Bizim toplumda kral çıplak demek yoktur. Rahmetli Muhsin Yazıcıoğlu'nun dediği gibi dürüstlüğün bedeli vardır ve ödetirler. Bu bedel, bazen mahrumiyetlerdir, bazen de daha ötesi.
Atalarımız doğruyu söyleyeni dokuz köyden kovarlar sözü dürüstlüğün bedeline işaret etmektedir.
Prof. Dr. Arman Kırım "Mor İneğin Akıllısı" kitabında diyor ki:Ben ne zaman konferanslarımda belli tehlikelere işaret etsem, moral bozmak ile itham edilmişimdir. Bu deneyimlerim sonunda şunu öğrendim: eğer bu ülkede insanları etkileyen bir konuşmacı olmak istiyorsanız, zinhar gerçeklere değinmeyeceksiniz; sadece ve sadece onların duymak istedikleri güzel şeyleri söyleyeceksiniz, stratejilerini doğrulayacaksınız, ne kadar akıllı işler yapmakta olduklarını onaylayacaksınız.

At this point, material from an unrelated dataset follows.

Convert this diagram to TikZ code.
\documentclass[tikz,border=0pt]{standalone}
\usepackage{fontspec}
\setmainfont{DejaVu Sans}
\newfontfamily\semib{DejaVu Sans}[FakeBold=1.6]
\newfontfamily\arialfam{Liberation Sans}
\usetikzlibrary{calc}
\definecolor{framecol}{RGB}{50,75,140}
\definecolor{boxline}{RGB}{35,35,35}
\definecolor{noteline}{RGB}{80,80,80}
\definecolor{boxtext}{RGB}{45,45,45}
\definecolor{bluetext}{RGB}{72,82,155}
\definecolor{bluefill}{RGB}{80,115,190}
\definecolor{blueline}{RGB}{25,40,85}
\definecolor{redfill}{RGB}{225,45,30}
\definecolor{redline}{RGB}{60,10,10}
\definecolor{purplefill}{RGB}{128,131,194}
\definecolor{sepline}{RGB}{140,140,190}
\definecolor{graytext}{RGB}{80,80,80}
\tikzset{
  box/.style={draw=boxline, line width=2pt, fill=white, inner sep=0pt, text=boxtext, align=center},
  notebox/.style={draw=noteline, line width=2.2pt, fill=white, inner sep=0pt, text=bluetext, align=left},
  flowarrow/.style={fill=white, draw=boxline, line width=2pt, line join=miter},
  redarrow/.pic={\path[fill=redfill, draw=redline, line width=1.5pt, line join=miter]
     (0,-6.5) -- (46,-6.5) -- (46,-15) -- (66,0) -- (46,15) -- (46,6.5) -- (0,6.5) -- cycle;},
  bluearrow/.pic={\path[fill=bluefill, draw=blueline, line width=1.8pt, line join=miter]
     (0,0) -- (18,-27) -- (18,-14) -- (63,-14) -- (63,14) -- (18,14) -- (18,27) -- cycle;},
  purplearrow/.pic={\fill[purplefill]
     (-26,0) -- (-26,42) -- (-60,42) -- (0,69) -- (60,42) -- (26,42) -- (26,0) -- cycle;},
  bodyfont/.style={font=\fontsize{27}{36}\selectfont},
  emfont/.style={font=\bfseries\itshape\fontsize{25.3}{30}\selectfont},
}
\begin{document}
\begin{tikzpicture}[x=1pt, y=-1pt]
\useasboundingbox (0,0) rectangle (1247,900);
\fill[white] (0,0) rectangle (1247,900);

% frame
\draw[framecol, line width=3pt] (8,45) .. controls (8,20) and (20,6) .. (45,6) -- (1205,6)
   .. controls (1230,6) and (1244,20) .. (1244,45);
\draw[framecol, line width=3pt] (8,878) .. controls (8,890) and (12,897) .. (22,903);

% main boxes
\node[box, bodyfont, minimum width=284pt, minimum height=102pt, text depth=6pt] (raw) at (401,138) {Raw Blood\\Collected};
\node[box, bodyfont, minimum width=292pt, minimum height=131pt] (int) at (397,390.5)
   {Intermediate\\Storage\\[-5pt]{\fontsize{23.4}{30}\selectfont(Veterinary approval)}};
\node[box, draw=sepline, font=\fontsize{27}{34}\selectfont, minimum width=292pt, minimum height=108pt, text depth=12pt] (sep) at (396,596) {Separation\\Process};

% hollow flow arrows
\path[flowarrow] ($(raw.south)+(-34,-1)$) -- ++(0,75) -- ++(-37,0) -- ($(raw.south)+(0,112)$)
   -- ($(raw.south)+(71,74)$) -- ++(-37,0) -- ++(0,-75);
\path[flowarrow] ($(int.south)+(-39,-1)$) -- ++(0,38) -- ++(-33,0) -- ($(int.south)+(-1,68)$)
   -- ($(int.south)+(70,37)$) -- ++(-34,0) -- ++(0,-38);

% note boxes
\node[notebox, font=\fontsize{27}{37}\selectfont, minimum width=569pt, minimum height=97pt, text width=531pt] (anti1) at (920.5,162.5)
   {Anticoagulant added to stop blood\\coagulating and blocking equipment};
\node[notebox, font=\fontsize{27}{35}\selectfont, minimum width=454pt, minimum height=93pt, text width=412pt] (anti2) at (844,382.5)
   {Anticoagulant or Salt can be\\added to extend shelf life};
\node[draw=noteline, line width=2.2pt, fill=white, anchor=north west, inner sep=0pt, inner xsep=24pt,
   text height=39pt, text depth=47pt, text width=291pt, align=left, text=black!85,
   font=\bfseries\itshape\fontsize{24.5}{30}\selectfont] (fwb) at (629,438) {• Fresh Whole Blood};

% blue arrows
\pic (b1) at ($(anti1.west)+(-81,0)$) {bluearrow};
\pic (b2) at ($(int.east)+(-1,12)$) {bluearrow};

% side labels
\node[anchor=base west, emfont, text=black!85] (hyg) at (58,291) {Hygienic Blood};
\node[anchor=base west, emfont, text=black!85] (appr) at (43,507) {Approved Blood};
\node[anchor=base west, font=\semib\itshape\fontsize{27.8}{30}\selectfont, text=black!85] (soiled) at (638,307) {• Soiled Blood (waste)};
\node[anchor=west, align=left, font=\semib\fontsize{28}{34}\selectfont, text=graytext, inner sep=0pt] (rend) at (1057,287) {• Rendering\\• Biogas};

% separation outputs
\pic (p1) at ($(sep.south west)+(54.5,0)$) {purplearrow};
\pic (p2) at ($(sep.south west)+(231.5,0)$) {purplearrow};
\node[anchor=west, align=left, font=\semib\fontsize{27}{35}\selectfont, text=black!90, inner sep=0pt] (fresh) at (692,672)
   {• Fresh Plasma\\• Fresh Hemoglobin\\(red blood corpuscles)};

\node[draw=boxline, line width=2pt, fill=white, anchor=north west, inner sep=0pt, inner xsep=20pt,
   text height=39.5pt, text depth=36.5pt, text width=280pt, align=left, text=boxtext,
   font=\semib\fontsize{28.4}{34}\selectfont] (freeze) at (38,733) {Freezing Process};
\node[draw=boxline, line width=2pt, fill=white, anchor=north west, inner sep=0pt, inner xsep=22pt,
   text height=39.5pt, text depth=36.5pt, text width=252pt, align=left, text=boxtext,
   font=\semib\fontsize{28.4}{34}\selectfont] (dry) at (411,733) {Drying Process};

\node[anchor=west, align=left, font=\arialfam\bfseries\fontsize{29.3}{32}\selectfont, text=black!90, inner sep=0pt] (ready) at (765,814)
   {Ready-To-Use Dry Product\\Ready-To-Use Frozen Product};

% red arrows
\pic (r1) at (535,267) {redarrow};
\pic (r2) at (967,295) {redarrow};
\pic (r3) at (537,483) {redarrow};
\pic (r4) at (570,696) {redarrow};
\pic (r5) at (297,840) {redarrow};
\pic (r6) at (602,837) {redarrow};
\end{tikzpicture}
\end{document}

Bir insan ya dürüsttür ya da değildir. İkisi birden olamaz.
Türkiye’nin bir numaralı problemi ahlak. İkinci sorunu vasatlık diyor Prof. Dr. Emre Alkin
Allah emrediyor:
"Allah size, mutlaka emanetleri [işleri] ehli olanlara vermenizi ve insanlar arasında hükmettiğiniz zaman adaletle davranmanızı emreder." [Nisa 58],
"Namuslu bir hikayen varsa, seni kimse satın alamaz." diyor eski başbakanlardan ve gazeteci Bülent Ecevit.

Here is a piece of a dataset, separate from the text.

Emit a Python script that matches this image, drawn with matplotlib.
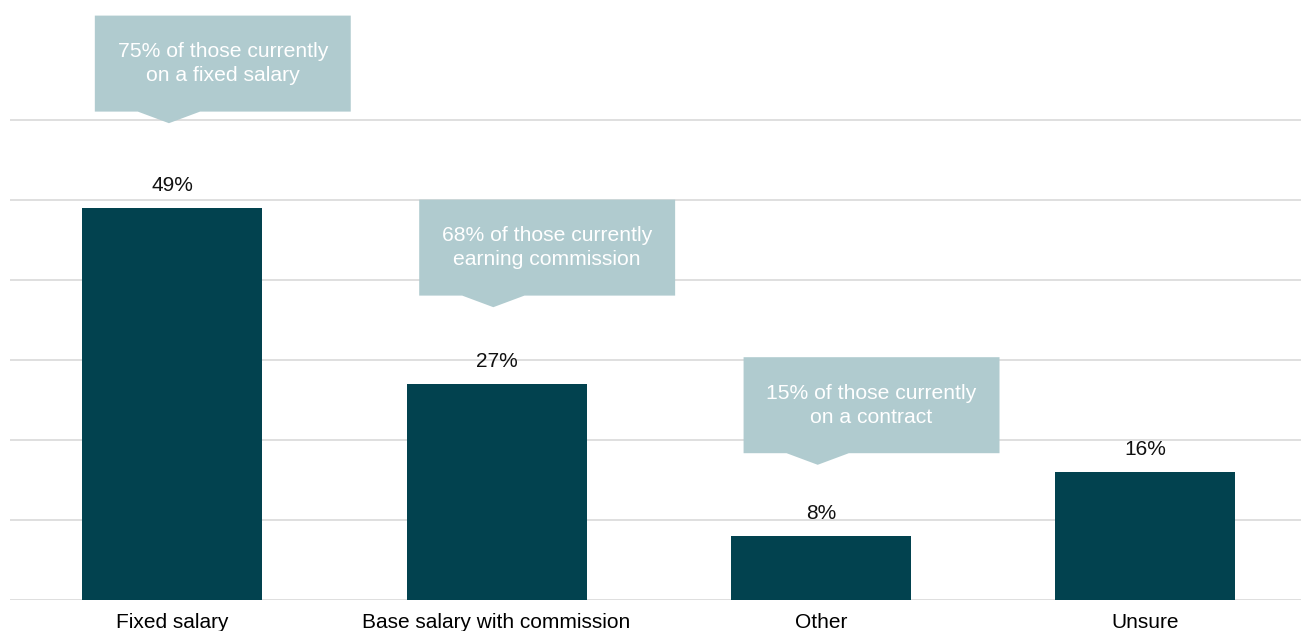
"""Preferred pay structure: bar chart with callout notes above three of the bars."""

import matplotlib
matplotlib.use("Agg")
import matplotlib.pyplot as plt
from matplotlib.patches import Polygon

plt.rcParams["font.family"] = ["Liberation Sans", "DejaVu Sans"]

categories = ["Fixed salary", "Base salary with commission", "Other", "Unsure"]
shares = [49, 27, 8, 16]
notes = [
    "75% of those currently\non a fixed salary",
    "68% of those currently\nearning commission",
    "15% of those currently\non a contract",
]

BAR = "#02424f"
NOTE_BG = "#b0cbcf"
GRID = "#d9d9d9"

# callout geometry (data units): tip height per note, box size, pointer size
NOTE_TIP_Y = [59.6, 36.6, 16.9]
BOX_W, BOX_H = 0.789, 12.0
BOX_SHIFT = 0.166
PTR_H, PTR_HALF = 1.45, 0.096


def callout(ax, x_tip, y_tip, text):
    cx = x_tip + BOX_SHIFT
    yb = y_tip + PTR_H
    pts = [
        (cx - BOX_W / 2, yb), (x_tip - PTR_HALF, yb), (x_tip, y_tip),
        (x_tip + PTR_HALF, yb), (cx + BOX_W / 2, yb),
        (cx + BOX_W / 2, yb + BOX_H), (cx - BOX_W / 2, yb + BOX_H),
    ]
    ax.add_patch(Polygon(pts, closed=True, facecolor=NOTE_BG, edgecolor="none",
                         zorder=4, clip_on=False))
    ax.text(cx, yb + BOX_H / 2, text, ha="center", va="center", color="white",
            fontsize=15.2, linespacing=1.35, zorder=5)


def main() -> None:
    fig = plt.figure(figsize=(13.01, 6.31), dpi=100)
    ax = fig.add_axes([10 / 1301, 31 / 631, 1297.5 / 1301, 600 / 631])

    x = list(range(len(categories)))
    ax.bar(x, shares, width=0.555, color=BAR, zorder=3)
    for xi, v in zip(x, shares):
        ax.annotate(f"{v}%", (xi, v), xytext=(0, 12), textcoords="offset points",
                    ha="center", va="baseline", fontsize=15, color="#111111")

    for xi, (yt, note) in enumerate(zip(NOTE_TIP_Y, notes)):
        callout(ax, xi - 0.01, yt, note)

    ax.set_xlim(-0.5, 3.5)
    ax.set_ylim(0, 75)
    ax.set_yticks(range(0, 61, 10))
    ax.yaxis.grid(True, color=GRID, lw=1.2, zorder=0)
    ax.tick_params(axis="y", left=False, labelleft=False)
    ax.tick_params(axis="x", length=0, pad=9, labelsize=15)
    ax.set_xticks(x, categories)
    for s in ax.spines.values():
        s.set_visible(False)

    fig.savefig("out.png", dpi=100)
    plt.close(fig)


if __name__ == "__main__":
    main()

Bu dünyada doğruyu söylemekten daha zor, dalkavukluk yapmaktan daha kolay bir şey yoktur sözü de Dostoyevski ye ait.
Bu söz ahlaksızlığın neden yaygın olduğunu anlatıyor; çünkü kolay.
Lût kavminin Hz. Lût’a söylediği şu sözü Kur'an haber veriyor: “Çıkarın şunları kentinizden/yurdunuzdan. Bunlar temizlik ve dürüstlükte aşırı derecede titizlik gösteren insanlar.” (A’raf, 82; Neml, 56)
Demek ki kirliler temizleri istemezler ve ne hikmetse bazı toplumlarda kirliler güçlü
Yaşar Nuri Öztürk Enbiya suresinde:
“Lut’a da hükmetme gücü/yargılama yetisi ve ilim verdik. Onu, pislikler üretip duran bir kentten/bir ülkeden kurtardık. O kentte/ülkede yaşayanlar yoldan çıkmışlardan oluşan bir kötülük toplumuydu.” (Enbiya, 74)
Hz. Lût’un belirgin niteliği anlatılırken şöyle deniyor diyor:
İnsanoğlu, bazı zamanlarda ve zeminlerde, temizlik ve dürüstlüğüyle seçkinleşen kadrolardan rahatsız olabiliyor, onlara düşman kesilebiliyor, onları sırf bu nitelikleri yüzünden yerlerinden yurtlarından sürüp çıkarabiliyor.
Firavun'a karşı çıkmak yetmez, Musa'nın yanında olmak gerekir.